Task brief: Search the data below for the string "this". Extract every line that contains it.

begin Given information

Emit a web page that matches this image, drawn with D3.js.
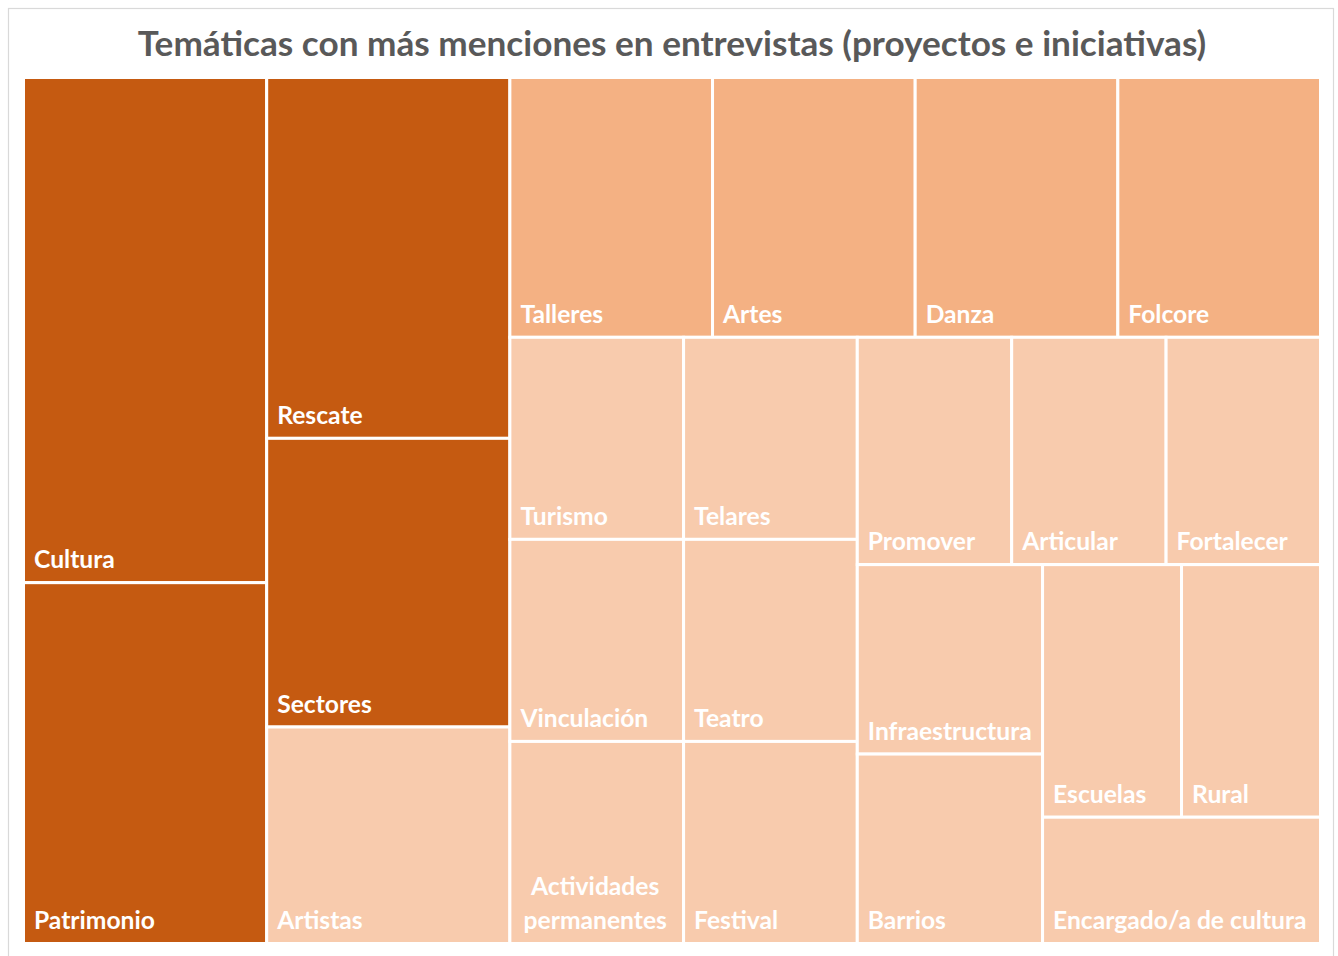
<!DOCTYPE html>
<html><head><meta charset="utf-8">
<script src="https://cdn.jsdelivr.net/npm/d3@7"></script>
<style>body{margin:0;background:#fff;} svg{display:block;}</style>
</head><body>
<svg id="chart" width="1338" height="956"></svg>
<script>
// ---- data ----
const title = "Temáticas con más menciones en entrevistas (proyectos e iniciativas)";
const categories = ["Cultura","Patrimonio","Rescate","Sectores","Artistas",
  "Talleres","Artes","Danza","Folcore",
  "Turismo","Vinculación","Actividades permanentes",
  "Telares","Teatro","Festival",
  "Promover","Articular","Fortalecer",
  "Infraestructura","Barrios","Escuelas","Rural","Encargado/a de cultura"];
const mentions = [7,5,5,4,3, 3,3,3,3, 2,2,2, 2,2,2, 2,2,2, 2,2,2,2,2];
const tiers = ["alta","alta","alta","alta","baja",
  "media","media","media","media",
  "baja","baja","baja","baja","baja","baja","baja","baja","baja",
  "baja","baja","baja","baja","baja"];

// ---- layout / style config ----
const rowLengths = [2,3,4,3,3,3,2,2,1]; // items per strip (Excel-like tiling)
const tierColor = {alta:"#C55A11", media:"#F4B183", baja:"#F8CBAD"};
const W = 1338, H = 956;
const plot = {x0:23.5, y0:77.5, x1:1320.5, y1:943.5};

const svg = d3.select("#chart");

// chart border
svg.append("rect").attr("x",8.5).attr("y",8.5).attr("width",1325).attr("height",980)
  .attr("fill","#fff").attr("stroke","#d9d9d9").attr("stroke-width",1.2);

// title
const t = svg.append("text").attr("x",672).attr("y",56).attr("text-anchor","middle")
  .attr("font-family","Lato, 'Open Sans', sans-serif").attr("font-weight","bold")
  .attr("font-size",32).attr("fill","#595959").text(title);
const tw = t.node().getComputedTextLength();
t.attr("font-size", 32*1069/tw);

function excelTile(parent, x0, y0, x1, y1) {
  const nodes = parent.children;
  let value = parent.value, i = 0;
  for (const len of rowLengths) {
    const kids = nodes.slice(i, i+len);
    const sum = d3.sum(kids, d => d.value);
    const row = {children: kids, value: sum};
    const dx = x1 - x0, dy = y1 - y0;
    if (dx < dy) {
      const ny = value ? y0 + dy*sum/value : y1;
      d3.treemapDice(row, x0, y0, x1, ny); y0 = ny;
    } else {
      const nx = value ? x0 + dx*sum/value : x1;
      d3.treemapSlice(row, x0, y0, nx, y1); x0 = nx;
    }
    value -= sum; i += len;
  }
}

const root = d3.hierarchy({children: categories.map((c,i)=>({name:c, value:mentions[i], tier:tiers[i]}))})
  .sum(d => d.value || 0);
d3.treemap().tile(excelTile).size([plot.x1-plot.x0, plot.y1-plot.y0])(root);

const g = svg.append("g").attr("transform",`translate(${plot.x0},${plot.y0})`);
const cells = g.selectAll("g.cell").data(root.leaves()).join("g").attr("class","cell");
cells.append("rect")
  .attr("x", d=>d.x0).attr("y", d=>d.y0)
  .attr("width", d=>d.x1-d.x0).attr("height", d=>d.y1-d.y0)
  .attr("fill", d=>tierColor[d.data.tier]).attr("stroke","#fff").attr("stroke-width",3);

// label font size fit
const probe = svg.append("text").attr("font-family","Lato, 'Open Sans', sans-serif")
  .attr("font-weight","bold").attr("font-size",24).text("Patrimonio");
const fs = 24*121/probe.node().getComputedTextLength();
probe.remove();

cells.each(function(d){
  const cell = d3.select(this);
  const txt = cell.append("text").attr("font-family","Lato, 'Open Sans', sans-serif")
    .attr("font-weight","bold").attr("font-size",fs).attr("fill","#fff");
  txt.text(d.data.name);
  const avail = d.x1 - d.x0 - 18;
  const bottom = d.y1 - 1.5 - 13;
  if (txt.node().getComputedTextLength() > avail) {
    const words = d.data.name.split(" ");
    txt.text(null);
    const cx = (d.x0 + d.x1)/2 - 1.5;
    const lh = fs*1.38;
    words.forEach((w,k)=>{
      txt.append("tspan").attr("x",cx).attr("y", bottom - (words.length-1-k)*lh)
        .attr("text-anchor","middle").text(w);
    });
  } else {
    txt.attr("x", d.x0 + 1.5 + 9).attr("y", bottom);
  }
});
</script>
</body></html>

end Given information

Exercise output:
Emit a web page that matches this image, drawn with D3.js.
  const cell = d3.select(this);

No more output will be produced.